In corso la proposta di un referendum abrogativo della legge n. 243/12, attuativa del principio di pareggio del bilancio, ormai consacrato (a suo tempo, nel silenzio generale) nella stessa Carta Costituzionale (art. 81).

L'iniziativa, strutturata in modo da cercare di aggirare l'ostacolo del divieto costituzionale di promuovere referendum in tema di norme vigenti della Costituzione e di leggi di fisco e di bilancio, ha un incerto destino, perché non sono pochi coloro che dubitano della sua ammissibilità, nonostante l'accorgimento adottato; e già, in materia, vi sono scritti e saggi di notevole interesse, in un senso o nell'altro. Comunque vada a finire, però, l'iniziativa ha un merito, che è quello di esprimere con chiarezza l'avversione ad un sistema rigido di austerità, di assoluto rigore, di pareggi forzati e di vincoli troppo stringenti, che rischia di generare, sua volta (come già accade), effetti negativi sul piano del rilancio delle attività produttive, degli investimenti, delle misure per contrastare la disoccupazione e il precariato, e così via.

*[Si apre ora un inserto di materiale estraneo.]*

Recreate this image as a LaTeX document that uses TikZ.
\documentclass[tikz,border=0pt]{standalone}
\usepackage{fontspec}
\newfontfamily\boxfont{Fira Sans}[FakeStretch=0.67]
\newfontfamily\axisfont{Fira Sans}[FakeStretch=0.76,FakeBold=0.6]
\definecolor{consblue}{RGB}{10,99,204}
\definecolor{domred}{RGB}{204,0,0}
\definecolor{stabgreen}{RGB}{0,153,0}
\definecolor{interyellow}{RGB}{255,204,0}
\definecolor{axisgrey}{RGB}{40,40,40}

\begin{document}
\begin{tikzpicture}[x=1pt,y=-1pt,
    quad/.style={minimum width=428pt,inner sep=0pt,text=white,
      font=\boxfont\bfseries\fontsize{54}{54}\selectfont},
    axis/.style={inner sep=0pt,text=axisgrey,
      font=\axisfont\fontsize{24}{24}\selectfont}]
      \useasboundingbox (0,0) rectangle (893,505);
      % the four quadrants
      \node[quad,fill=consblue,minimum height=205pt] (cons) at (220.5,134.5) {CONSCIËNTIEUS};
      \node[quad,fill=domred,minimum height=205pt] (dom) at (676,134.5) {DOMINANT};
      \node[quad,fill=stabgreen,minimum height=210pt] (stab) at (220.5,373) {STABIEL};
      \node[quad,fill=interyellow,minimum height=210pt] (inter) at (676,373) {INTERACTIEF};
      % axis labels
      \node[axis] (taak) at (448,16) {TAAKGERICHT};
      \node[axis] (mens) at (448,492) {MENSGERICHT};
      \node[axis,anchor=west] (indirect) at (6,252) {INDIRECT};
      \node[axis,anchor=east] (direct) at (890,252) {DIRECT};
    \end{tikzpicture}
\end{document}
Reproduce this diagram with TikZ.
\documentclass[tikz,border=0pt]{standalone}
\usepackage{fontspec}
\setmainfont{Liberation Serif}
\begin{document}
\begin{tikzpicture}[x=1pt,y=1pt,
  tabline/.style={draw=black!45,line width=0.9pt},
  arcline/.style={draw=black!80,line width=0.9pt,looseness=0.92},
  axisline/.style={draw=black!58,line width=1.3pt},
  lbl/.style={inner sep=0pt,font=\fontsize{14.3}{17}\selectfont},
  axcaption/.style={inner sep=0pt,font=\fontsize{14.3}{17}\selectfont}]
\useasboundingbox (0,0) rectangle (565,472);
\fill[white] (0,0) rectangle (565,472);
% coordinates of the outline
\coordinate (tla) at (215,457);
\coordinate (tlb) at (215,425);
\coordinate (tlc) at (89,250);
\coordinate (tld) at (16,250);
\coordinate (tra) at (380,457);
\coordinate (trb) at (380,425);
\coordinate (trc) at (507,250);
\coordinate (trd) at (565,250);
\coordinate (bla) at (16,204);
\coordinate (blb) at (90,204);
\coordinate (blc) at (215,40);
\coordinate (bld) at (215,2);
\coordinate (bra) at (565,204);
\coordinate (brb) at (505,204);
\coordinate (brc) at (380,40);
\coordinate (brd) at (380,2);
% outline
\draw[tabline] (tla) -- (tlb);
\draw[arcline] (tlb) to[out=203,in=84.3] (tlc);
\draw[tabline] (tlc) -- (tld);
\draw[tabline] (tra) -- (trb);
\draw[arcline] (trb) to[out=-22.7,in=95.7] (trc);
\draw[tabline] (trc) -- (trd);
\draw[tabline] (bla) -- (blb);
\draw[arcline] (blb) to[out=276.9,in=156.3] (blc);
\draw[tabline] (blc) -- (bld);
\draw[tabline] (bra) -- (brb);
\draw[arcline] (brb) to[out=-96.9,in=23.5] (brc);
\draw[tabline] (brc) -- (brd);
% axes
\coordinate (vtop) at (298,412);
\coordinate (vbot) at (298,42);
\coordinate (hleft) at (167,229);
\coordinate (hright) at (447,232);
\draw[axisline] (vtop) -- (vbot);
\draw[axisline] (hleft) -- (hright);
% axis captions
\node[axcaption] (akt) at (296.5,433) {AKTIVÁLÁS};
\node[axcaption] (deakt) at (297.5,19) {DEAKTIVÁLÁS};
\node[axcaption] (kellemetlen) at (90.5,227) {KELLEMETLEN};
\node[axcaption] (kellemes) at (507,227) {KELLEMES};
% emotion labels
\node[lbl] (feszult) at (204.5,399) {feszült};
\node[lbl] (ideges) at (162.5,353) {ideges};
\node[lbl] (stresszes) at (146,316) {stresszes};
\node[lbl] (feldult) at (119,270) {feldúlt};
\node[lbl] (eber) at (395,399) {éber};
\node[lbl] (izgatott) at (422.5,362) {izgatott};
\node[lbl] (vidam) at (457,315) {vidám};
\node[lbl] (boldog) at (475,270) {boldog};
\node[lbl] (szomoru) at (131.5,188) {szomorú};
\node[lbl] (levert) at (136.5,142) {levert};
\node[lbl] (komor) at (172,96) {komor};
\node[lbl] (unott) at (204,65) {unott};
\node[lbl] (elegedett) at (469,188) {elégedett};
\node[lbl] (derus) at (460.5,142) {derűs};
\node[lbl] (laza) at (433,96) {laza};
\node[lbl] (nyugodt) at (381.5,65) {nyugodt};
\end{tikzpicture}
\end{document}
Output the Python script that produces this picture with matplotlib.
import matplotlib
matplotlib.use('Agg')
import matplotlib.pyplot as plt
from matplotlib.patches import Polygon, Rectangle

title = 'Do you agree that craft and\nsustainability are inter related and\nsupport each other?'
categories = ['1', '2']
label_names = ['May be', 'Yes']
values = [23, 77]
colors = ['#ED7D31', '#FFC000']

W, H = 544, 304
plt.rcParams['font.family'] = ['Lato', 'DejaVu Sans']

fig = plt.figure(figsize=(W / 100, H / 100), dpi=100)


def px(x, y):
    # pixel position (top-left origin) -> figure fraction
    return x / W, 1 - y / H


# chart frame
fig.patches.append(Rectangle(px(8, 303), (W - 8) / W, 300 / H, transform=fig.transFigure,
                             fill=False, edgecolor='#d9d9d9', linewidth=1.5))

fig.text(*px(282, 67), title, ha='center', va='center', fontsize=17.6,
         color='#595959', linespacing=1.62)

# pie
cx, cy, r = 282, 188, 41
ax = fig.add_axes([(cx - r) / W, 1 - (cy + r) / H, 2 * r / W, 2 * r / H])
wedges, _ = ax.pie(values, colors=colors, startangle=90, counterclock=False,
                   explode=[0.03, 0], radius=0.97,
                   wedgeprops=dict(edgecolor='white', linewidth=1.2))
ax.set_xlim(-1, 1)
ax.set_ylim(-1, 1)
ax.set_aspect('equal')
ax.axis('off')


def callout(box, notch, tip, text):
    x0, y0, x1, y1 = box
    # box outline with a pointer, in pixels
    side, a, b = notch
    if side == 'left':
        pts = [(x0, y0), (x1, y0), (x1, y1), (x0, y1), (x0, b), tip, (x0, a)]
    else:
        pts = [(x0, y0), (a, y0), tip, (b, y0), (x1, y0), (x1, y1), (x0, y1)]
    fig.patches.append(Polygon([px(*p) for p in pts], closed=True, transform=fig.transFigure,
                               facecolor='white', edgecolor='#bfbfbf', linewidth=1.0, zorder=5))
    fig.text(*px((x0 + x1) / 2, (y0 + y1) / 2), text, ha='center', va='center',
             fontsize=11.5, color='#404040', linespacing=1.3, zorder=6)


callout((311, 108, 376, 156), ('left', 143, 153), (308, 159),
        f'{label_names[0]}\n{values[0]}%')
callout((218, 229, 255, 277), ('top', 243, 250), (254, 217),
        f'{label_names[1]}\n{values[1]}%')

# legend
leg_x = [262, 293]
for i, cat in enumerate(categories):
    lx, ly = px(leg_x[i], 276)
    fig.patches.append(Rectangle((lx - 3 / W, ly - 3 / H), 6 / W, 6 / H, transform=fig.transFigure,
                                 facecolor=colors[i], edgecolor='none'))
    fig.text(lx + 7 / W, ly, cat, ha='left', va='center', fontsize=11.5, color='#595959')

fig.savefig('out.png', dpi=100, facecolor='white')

Se essa servisse per esprimere una forte volontà collettiva nella direzione accennata, questo potrebbe anche essere salutare, anche se - non di rado - la capacità d'ascolto delle istituzioni sembra piuttosto ridotta, come dimostra la nota vicenda del referendum sull'acqua.

Difficile, dunque, assumere una posizione precisa (peraltro non richiesta da nessuno) sul tema del referendum e della sua concreta possibilità di sfociare in un risultato positivo. Resta, comunque, il fatto che un pronunciamento collettivo, su una materia finora riservata solo a chi dirige il Paese, potrebbe addirittura aiutare gli sforzi di chi, dalle posizioni di governo, cerca di convincere l'Europa ad allentare i freni. Sotto questo profilo, dunque, ognuno può fare il proprio ragionamento sulle ammissibilità o meno e sulla stessa possibilità di successo del referendum, assumendo liberamente la decisione di aderire o meno, senza peraltro dimenticare mai che abbiamo un colossale debito pubblico, che comunque bisognerà ridimensionare.

È una valutazione, dunque, che credo debba essere lasciata all'iniziativa ed alla volontà di ciascuno, non essendo il caso, allo stato, di impegnare l'ANPI come tale in un'iniziativa dai contorni, anche giuridici, incerti, pur condividendo, nel complesso, la finalità ed i contenuti del messaggio che si intende utile dare per il bene del Paese e nei limiti più sopra accennati. Il tutto accompagnato dalla considerazione che non è da escludersi la necessità di ricorrere ad un referendum nel caso che dovesse passare la riforma del Senato con una maggioranza non sufficientemente qualificata per escluderlo; ipotesi che richiederebbe, evidentemente, un impegno ancora più assorbente e poco compatibile con altre iniziative del genere.